■ Data records
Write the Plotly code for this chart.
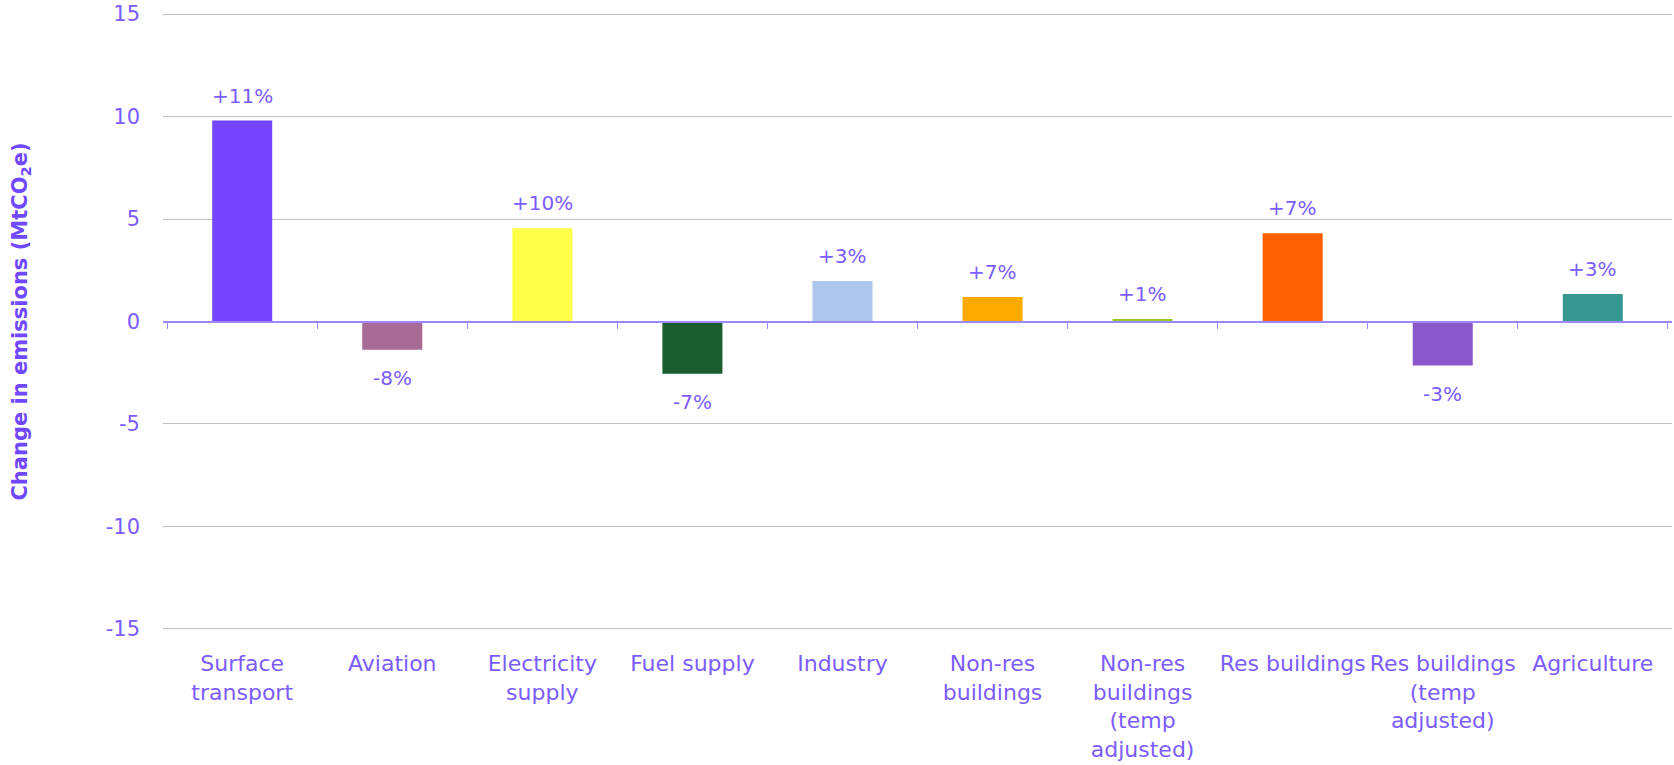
import plotly.graph_objects as go

categories = ["Surface<br>transport", "Aviation", "Electricity<br>supply", "Fuel supply", "Industry",
              "Non-res<br>buildings", "Non-res<br>buildings<br>(temp<br>adjusted)", "Res buildings",
              "Res buildings<br>(temp<br>adjusted)", "Agriculture"]
values = [9.8, -1.38, 4.55, -2.55, 1.98, 1.2, 0.12, 4.3, -2.15, 1.34]
pct_labels = ["+11%", "-8%", "+10%", "-7%", "+3%", "+7%", "+1%", "+7%", "-3%", "+3%"]
colors = ["#7444FF", "#A86B96", "#FFFF4A", "#1A5E2E", "#AEC6EC",
          "#FFAA00", "#9BCB1A", "#FF5F00", "#8B58CC", "#379893"]
y_ticks = [-15, -10, -5, 0, 5, 10, 15]

TEXT = "#7B5CFF"
FONT = "DejaVu Sans"

fig = go.Figure()
fig.add_trace(go.Bar(x=categories, y=values, marker=dict(color=colors, line=dict(width=0)),
                     width=0.4, hoverinfo="skip", xaxis="x", yaxis="y"))
# invisible helper trace so the zero-line axis with boundary ticks is drawn
fig.add_trace(go.Scatter(x=categories, y=values, mode="markers", marker=dict(opacity=0),
                         hoverinfo="skip", xaxis="x2", yaxis="y", showlegend=False))

for c, v, t in zip(categories, values, pct_labels):
    fig.add_annotation(x=c, y=v, xref="x", yref="y", text=t, showarrow=False,
                       yanchor="middle", yshift=25 if v >= 0 else -28,
                       font=dict(family=FONT, size=20, color=TEXT))

fig.update_layout(
    width=1674, height=765,
    margin=dict(l=163, r=2, t=13, b=135),
    paper_bgcolor="white", plot_bgcolor="white",
    showlegend=False,
    font=dict(family=FONT, size=22, color=TEXT),
    xaxis=dict(categoryorder="array", categoryarray=categories, showgrid=False, showline=False,
               ticks="", zeroline=False, tickfont=dict(family=FONT, size=22, color=TEXT),
               ticklabelstandoff=18, automargin=False, ticklabeloverflow="allow"),
    xaxis2=dict(overlaying="x", matches="x", anchor="free", position=0.5, side="bottom",
                showline=True, linecolor="#9C88FF", linewidth=1.5,
                ticks="outside", tickson="boundaries", ticklen=7, tickwidth=1.2, tickcolor="#9C88FF",
                showticklabels=False, showgrid=False, zeroline=False),
    yaxis=dict(range=[-15.05, 15.05], tickvals=y_ticks, ticktext=[str(v) for v in y_ticks],
               showgrid=True, gridcolor="#BFBFBF", gridwidth=1.3, zeroline=False,
               showline=False, ticks="", ticklabelstandoff=22, automargin=False,
               ticklabeloverflow="allow",
               tickfont=dict(family=FONT, size=21, color=TEXT),
               title=dict(text="<b>Change in emissions (MtCO<sub>2</sub>e)</b>", standoff=72,
                          font=dict(family=FONT, size=21, color="#7048FF"))),
)

fig.write_html("out.html", config={"displayModeBar": False},
               post_script="document.body.style.margin='0';")
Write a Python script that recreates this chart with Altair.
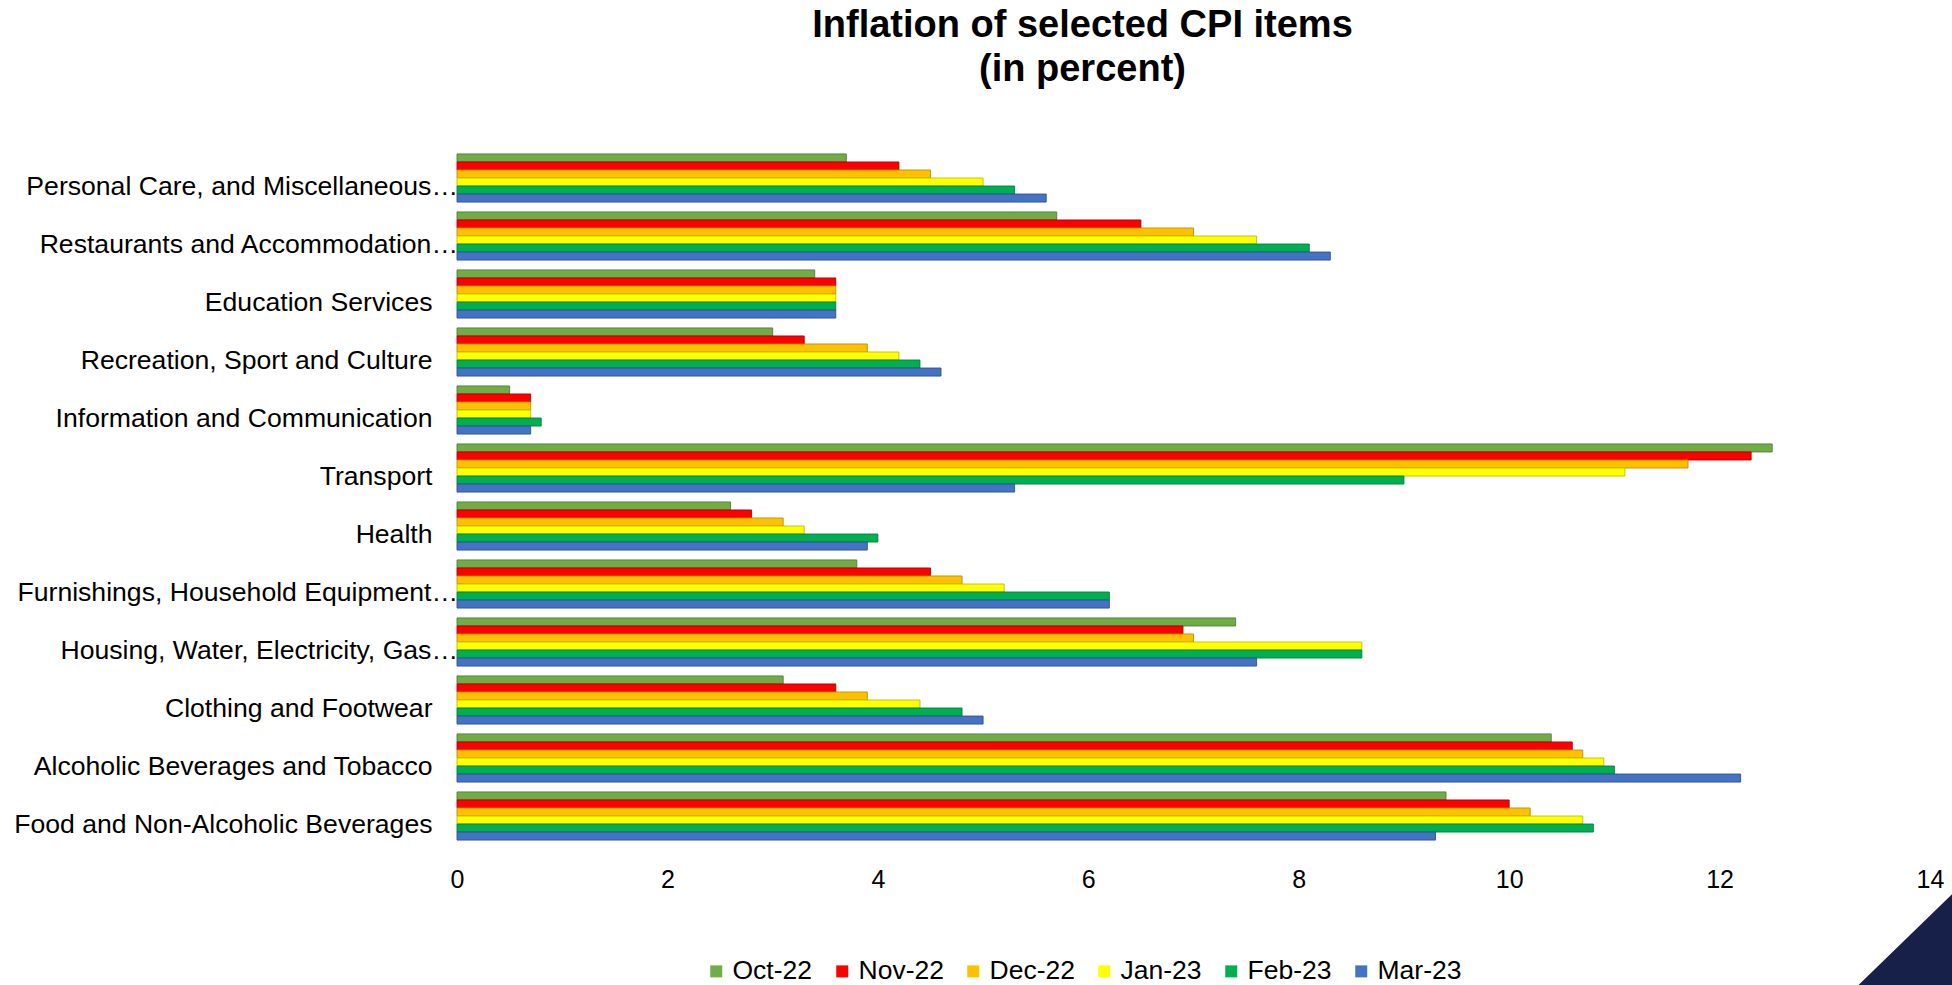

■ The task
Skip the images and write out the rest of the listing exactly.

■ Solution for this exercise
Write the Plotly code for this chart.
import plotly.graph_objects as go

categories = ["Surface<br>transport", "Aviation", "Electricity<br>supply", "Fuel supply", "Industry",
              "Non-res<br>buildings", "Non-res<br>buildings<br>(temp<br>adjusted)", "Res buildings",
              "Res buildings<br>(temp<br>adjusted)", "Agriculture"]
values = [9.8, -1.38, 4.55, -2.55, 1.98, 1.2, 0.12, 4.3, -2.15, 1.34]
pct_labels = ["+11%", "-8%", "+10%", "-7%", "+3%", "+7%", "+1%", "+7%", "-3%", "+3%"]
colors = ["#7444FF", "#A86B96", "#FFFF4A", "#1A5E2E", "#AEC6EC",
          "#FFAA00", "#9BCB1A", "#FF5F00", "#8B58CC", "#379893"]
y_ticks = [-15, -10, -5, 0, 5, 10, 15]

TEXT = "#7B5CFF"
FONT = "DejaVu Sans"

fig = go.Figure()
fig.add_trace(go.Bar(x=categories, y=values, marker=dict(color=colors, line=dict(width=0)),
                     width=0.4, hoverinfo="skip", xaxis="x", yaxis="y"))
# invisible helper trace so the zero-line axis with boundary ticks is drawn
fig.add_trace(go.Scatter(x=categories, y=values, mode="markers", marker=dict(opacity=0),
                         hoverinfo="skip", xaxis="x2", yaxis="y", showlegend=False))

for c, v, t in zip(categories, values, pct_labels):
    fig.add_annotation(x=c, y=v, xref="x", yref="y", text=t, showarrow=False,
                       yanchor="middle", yshift=25 if v >= 0 else -28,
                       font=dict(family=FONT, size=20, color=TEXT))

fig.update_layout(
    width=1674, height=765,
    margin=dict(l=163, r=2, t=13, b=135),
    paper_bgcolor="white", plot_bgcolor="white",
    showlegend=False,
    font=dict(family=FONT, size=22, color=TEXT),
    xaxis=dict(categoryorder="array", categoryarray=categories, showgrid=False, showline=False,
               ticks="", zeroline=False, tickfont=dict(family=FONT, size=22, color=TEXT),
               ticklabelstandoff=18, automargin=False, ticklabeloverflow="allow"),
    xaxis2=dict(overlaying="x", matches="x", anchor="free", position=0.5, side="bottom",
                showline=True, linecolor="#9C88FF", linewidth=1.5,
                ticks="outside", tickson="boundaries", ticklen=7, tickwidth=1.2, tickcolor="#9C88FF",
                showticklabels=False, showgrid=False, zeroline=False),
    yaxis=dict(range=[-15.05, 15.05], tickvals=y_ticks, ticktext=[str(v) for v in y_ticks],
               showgrid=True, gridcolor="#BFBFBF", gridwidth=1.3, zeroline=False,
               showline=False, ticks="", ticklabelstandoff=22, automargin=False,
               ticklabeloverflow="allow",
               tickfont=dict(family=FONT, size=21, color=TEXT),
               title=dict(text="<b>Change in emissions (MtCO<sub>2</sub>e)</b>", standoff=72,
                          font=dict(family=FONT, size=21, color="#7048FF"))),
)

fig.write_html("out.html", config={"displayModeBar": False},
               post_script="document.body.style.margin='0';")
Write a Python script that recreates this chart with Altair.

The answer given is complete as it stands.